Alexander Moskinsky, 56, a manager at a construction firm, said the World Cup put Saransk on the global map.

“No one knew about Saransk, even in Russia let alone across the world. Now everyone has heard about it,” he said.

He admitted that he was not a big soccer fan, but went to the match between Peru and Denmark.

“I didn’t care about football, all I watched were the fans, especially those from Peru in their unusual outfits.”

Mikhail Chikin, 53, a bank clerk, said it had been a “fairytale” experience.

“We will never see such games as Peru against Denmark,” he said. “It was a historic, large-scale event, but the city withstood it.”

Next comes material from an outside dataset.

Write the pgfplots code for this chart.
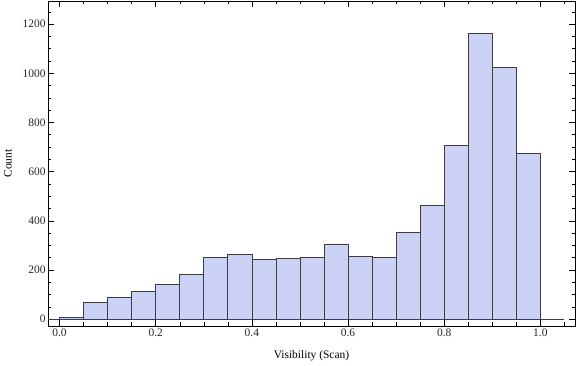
\documentclass[border=0pt]{standalone}
\usepackage{fontspec}
\setmainfont{Liberation Serif}
\usepackage{pgfplots}
\pgfplotsset{compat=1.18}
\definecolor{barfill}{RGB}{204,210,245}
\definecolor{baredge}{RGB}{60,60,70}
\begin{document}
\begin{tikzpicture}
\begin{axis}[
  scale only axis, width=527bp, height=325bp,
  xmin=-0.024, xmax=1.072, ymin=-28, ymax=1294,
  xtick={0,0.2,0.4,0.6,0.8,1.0},
  xticklabels={0.0,0.2,0.4,0.6,0.8,1.0},
  minor xtick={0.05,0.1,0.15,0.25,0.3,0.35,0.45,0.5,0.55,0.65,0.7,0.75,0.85,0.9,0.95,1.05},
  ytick={0,200,400,600,800,1000,1200},
  minor ytick={50,100,150,250,300,350,450,500,550,650,700,750,850,900,950,1050,1100,1150,1250},
  tick align=inside, major tick length=6bp, minor tick length=3.5bp,
  tick style={black, line width=0.5pt},
  axis line style={black, line width=0.6pt},
  /pgf/number format/assume math mode=true,
  scaled y ticks=false,
  yticklabel style={/pgf/number format/1000 sep={}, xshift=1bp},
  xticklabel style={yshift=1bp},
  tick label style={font=\fontsize{11.5}{13}\selectfont, text=black!85},
  label style={font=\fontsize{11.5}{13}\selectfont},
  xlabel={Visibility (Scan)}, ylabel={Count},
  x label style={at={(axis description cs:0.5,-0.092)}, anchor=center},
  y label style={at={(axis description cs:-0.076,0.5)}, anchor=center, rotate=0},
]
\addplot[ybar interval, fill=barfill, draw=baredge, line width=0.7pt] coordinates {
(0.00,8) (0.05,68) (0.10,90) (0.15,113) (0.20,141) (0.25,182)
(0.30,251) (0.35,263) (0.40,243) (0.45,247) (0.50,251) (0.55,306)
(0.60,255) (0.65,251) (0.70,353) (0.75,463) (0.80,707) (0.85,1163)
(0.90,1024) (0.95,674) (1.00,0)
};
\addplot[draw=baredge, line width=0.7pt] coordinates {(-0.024,0) (1.05,0)};
\end{axis}
\pgfresetboundingbox
\path (-48bp,-40bp) rectangle (528bp,326bp);
\end{tikzpicture}
\end{document}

Saransk is the capital of the Russian republic of Mordovia, a predominately agricultural region, and does not benefit from the petrodollars showered on oil-producing regions. The World Cup was therefore a welcome boost to the economy.

“With each year of preparations for the World Cup, Saransk improved more and more. For us, the World Cup is everything, the economy and a better quality of life for people,” Mordovia Governor Vladimir Volkov told Reuters before the last game the city hosted, between Panama and Tunisia, on Thursday.

“I already feel a little twinge of sadness. Everything is bubbling here, but silence will fall in the morning suddenly and it will be unusual,” he said, while walking around food stalls in a city square.

“Great sadness will fall upon us, but we have to get back to work, we will have our own “World Cup”, which is the harvest, it is very important for us.”